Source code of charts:
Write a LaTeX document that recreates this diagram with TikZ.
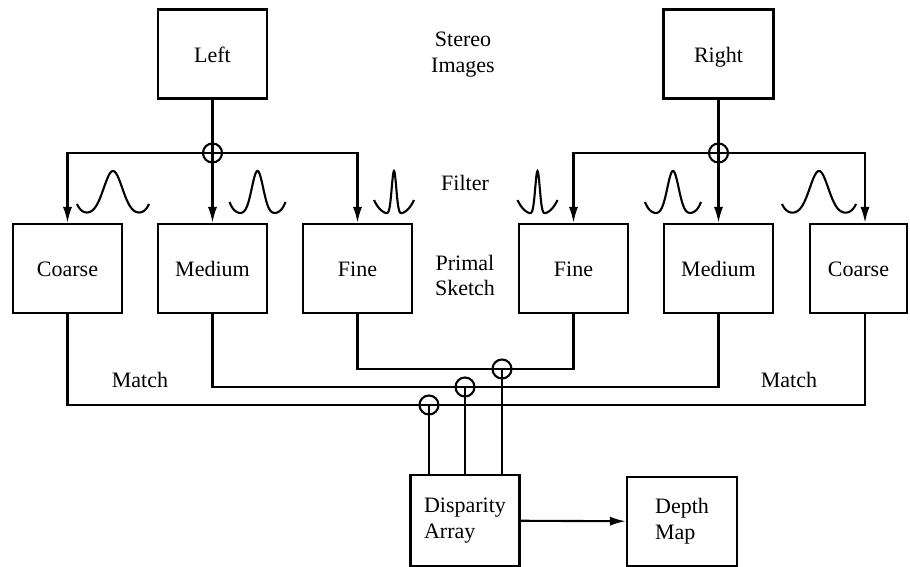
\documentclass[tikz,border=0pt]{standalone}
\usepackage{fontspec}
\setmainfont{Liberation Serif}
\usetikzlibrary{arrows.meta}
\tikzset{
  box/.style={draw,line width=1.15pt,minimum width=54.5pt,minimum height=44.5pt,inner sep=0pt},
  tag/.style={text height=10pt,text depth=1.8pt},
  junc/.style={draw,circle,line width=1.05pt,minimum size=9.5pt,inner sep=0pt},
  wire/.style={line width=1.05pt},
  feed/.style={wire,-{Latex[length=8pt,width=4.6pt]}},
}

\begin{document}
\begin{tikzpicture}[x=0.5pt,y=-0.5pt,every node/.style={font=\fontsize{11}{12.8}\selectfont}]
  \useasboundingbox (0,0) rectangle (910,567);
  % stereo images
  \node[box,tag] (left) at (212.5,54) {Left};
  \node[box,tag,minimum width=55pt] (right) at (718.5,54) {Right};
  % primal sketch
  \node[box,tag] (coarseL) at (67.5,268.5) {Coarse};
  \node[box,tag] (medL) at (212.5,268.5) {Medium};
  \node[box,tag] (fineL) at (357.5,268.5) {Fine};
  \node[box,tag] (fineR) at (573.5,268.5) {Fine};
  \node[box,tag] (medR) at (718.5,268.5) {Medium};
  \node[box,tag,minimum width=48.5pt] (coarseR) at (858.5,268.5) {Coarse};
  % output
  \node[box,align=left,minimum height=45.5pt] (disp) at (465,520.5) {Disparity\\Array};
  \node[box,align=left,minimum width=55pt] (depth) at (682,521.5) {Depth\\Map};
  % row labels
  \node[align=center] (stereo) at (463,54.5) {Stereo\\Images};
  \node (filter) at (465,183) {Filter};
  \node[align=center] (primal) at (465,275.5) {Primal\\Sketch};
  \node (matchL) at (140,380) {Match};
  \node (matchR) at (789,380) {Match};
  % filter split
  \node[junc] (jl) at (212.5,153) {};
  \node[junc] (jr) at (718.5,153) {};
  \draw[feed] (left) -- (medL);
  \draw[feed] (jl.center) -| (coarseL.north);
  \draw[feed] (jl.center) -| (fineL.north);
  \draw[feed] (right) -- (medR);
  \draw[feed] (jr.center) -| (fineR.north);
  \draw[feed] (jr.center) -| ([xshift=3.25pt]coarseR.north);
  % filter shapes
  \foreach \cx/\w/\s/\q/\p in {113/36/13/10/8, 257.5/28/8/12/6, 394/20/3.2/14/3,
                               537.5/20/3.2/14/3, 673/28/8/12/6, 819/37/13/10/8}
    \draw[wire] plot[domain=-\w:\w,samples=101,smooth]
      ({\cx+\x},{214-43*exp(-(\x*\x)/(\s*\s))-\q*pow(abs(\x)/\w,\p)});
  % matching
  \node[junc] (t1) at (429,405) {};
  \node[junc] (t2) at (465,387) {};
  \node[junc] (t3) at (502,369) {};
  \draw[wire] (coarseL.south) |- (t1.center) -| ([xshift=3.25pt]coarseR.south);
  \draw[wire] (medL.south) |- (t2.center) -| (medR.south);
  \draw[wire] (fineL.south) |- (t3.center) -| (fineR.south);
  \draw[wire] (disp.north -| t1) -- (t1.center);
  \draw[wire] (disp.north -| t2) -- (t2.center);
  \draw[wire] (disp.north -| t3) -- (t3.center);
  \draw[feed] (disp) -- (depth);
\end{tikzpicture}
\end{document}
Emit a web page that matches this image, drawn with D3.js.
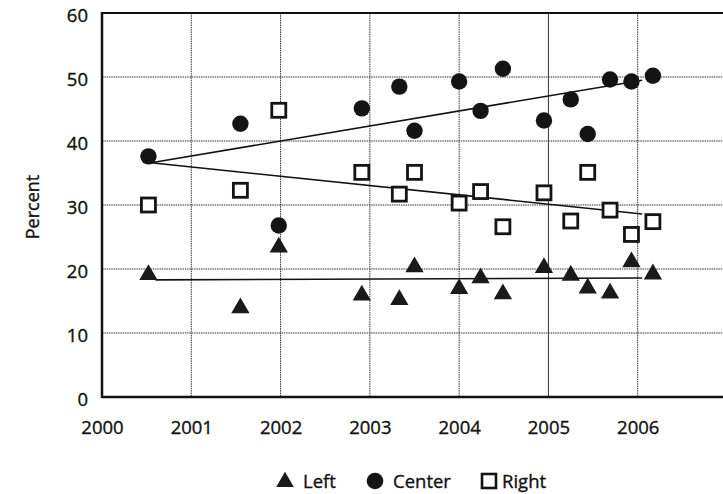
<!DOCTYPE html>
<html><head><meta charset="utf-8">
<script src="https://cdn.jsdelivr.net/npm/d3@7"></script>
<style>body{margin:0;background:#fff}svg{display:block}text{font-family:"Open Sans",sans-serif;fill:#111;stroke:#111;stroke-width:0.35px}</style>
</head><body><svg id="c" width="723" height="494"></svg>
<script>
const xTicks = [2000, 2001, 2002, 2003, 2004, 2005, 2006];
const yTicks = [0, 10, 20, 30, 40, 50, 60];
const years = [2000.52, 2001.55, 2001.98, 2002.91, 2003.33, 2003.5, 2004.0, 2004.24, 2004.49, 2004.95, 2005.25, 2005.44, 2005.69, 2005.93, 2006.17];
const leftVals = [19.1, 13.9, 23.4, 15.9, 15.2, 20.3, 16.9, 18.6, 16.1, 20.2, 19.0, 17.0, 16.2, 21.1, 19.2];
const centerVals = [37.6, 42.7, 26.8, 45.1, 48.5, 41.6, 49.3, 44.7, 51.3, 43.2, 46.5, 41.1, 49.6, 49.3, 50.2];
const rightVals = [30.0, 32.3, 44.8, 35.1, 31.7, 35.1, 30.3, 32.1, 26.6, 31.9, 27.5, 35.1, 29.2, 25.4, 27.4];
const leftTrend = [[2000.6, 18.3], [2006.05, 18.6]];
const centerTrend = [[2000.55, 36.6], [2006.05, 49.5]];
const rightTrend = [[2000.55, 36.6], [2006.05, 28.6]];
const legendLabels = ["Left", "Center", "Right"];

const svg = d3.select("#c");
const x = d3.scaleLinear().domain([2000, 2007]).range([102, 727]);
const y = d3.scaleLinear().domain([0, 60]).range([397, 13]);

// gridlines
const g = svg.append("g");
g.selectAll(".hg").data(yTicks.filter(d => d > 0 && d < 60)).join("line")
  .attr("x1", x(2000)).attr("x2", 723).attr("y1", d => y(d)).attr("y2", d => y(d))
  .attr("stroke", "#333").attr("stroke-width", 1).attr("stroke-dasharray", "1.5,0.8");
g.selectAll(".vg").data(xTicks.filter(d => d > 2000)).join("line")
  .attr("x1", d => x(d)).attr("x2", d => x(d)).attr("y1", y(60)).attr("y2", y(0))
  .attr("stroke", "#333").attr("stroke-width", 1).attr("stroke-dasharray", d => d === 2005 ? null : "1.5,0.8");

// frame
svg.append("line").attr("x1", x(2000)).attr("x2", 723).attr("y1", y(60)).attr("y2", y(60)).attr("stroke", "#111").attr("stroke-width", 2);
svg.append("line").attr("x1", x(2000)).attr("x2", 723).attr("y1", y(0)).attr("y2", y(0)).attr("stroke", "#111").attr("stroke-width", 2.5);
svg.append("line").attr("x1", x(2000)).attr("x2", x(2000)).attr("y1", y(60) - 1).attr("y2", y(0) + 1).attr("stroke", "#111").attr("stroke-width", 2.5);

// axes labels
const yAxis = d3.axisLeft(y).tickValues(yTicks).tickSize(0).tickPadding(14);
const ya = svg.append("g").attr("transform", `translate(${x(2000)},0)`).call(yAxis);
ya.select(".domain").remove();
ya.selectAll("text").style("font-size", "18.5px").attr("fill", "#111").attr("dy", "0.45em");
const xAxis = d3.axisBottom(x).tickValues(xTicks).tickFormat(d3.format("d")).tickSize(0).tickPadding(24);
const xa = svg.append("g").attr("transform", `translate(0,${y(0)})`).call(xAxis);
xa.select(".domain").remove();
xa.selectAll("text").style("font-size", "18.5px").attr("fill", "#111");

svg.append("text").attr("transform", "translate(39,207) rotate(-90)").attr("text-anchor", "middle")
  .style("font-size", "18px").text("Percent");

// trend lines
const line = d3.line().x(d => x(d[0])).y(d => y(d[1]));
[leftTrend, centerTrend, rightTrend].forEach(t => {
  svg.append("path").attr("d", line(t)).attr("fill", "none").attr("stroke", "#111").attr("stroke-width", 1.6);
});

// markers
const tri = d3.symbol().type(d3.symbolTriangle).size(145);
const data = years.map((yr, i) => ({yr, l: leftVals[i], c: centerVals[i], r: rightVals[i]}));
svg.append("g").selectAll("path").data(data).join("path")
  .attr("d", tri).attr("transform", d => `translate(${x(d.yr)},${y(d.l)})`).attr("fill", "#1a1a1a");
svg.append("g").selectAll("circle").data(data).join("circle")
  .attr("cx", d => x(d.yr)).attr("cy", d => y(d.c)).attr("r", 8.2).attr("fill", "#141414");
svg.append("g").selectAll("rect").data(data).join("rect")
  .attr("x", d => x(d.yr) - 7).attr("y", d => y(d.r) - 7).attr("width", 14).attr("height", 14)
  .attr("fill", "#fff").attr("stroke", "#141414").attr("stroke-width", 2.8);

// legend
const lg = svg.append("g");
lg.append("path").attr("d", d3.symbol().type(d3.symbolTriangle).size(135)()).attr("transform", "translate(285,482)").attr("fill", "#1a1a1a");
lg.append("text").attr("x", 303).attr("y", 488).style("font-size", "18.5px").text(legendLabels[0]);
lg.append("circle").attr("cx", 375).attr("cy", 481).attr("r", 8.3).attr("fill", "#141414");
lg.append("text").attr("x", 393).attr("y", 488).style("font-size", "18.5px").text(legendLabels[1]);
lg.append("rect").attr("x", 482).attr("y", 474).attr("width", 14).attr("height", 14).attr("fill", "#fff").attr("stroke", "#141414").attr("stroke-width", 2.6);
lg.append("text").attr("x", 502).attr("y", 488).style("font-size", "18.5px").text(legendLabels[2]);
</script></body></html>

▶ _Task description_
Copy out, exactly, every line from the one that contains "Emit a web page" through the one that contains "const y = d3.scaleLinear().domain([0, 60]).range([397, 13]);". Pictures stay out of the copy.

▶ _The result_
Emit a web page that matches this image, drawn with D3.js.
<!DOCTYPE html>
<html><head><meta charset="utf-8">
<script src="https://cdn.jsdelivr.net/npm/d3@7"></script>
<style>body{margin:0;background:#fff}svg{display:block}text{font-family:"Open Sans",sans-serif;fill:#111;stroke:#111;stroke-width:0.35px}</style>
</head><body><svg id="c" width="723" height="494"></svg>
<script>
const xTicks = [2000, 2001, 2002, 2003, 2004, 2005, 2006];
const yTicks = [0, 10, 20, 30, 40, 50, 60];
const years = [2000.52, 2001.55, 2001.98, 2002.91, 2003.33, 2003.5, 2004.0, 2004.24, 2004.49, 2004.95, 2005.25, 2005.44, 2005.69, 2005.93, 2006.17];
const leftVals = [19.1, 13.9, 23.4, 15.9, 15.2, 20.3, 16.9, 18.6, 16.1, 20.2, 19.0, 17.0, 16.2, 21.1, 19.2];
const centerVals = [37.6, 42.7, 26.8, 45.1, 48.5, 41.6, 49.3, 44.7, 51.3, 43.2, 46.5, 41.1, 49.6, 49.3, 50.2];
const rightVals = [30.0, 32.3, 44.8, 35.1, 31.7, 35.1, 30.3, 32.1, 26.6, 31.9, 27.5, 35.1, 29.2, 25.4, 27.4];
const leftTrend = [[2000.6, 18.3], [2006.05, 18.6]];
const centerTrend = [[2000.55, 36.6], [2006.05, 49.5]];
const rightTrend = [[2000.55, 36.6], [2006.05, 28.6]];
const legendLabels = ["Left", "Center", "Right"];

const svg = d3.select("#c");
const x = d3.scaleLinear().domain([2000, 2007]).range([102, 727]);
const y = d3.scaleLinear().domain([0, 60]).range([397, 13]);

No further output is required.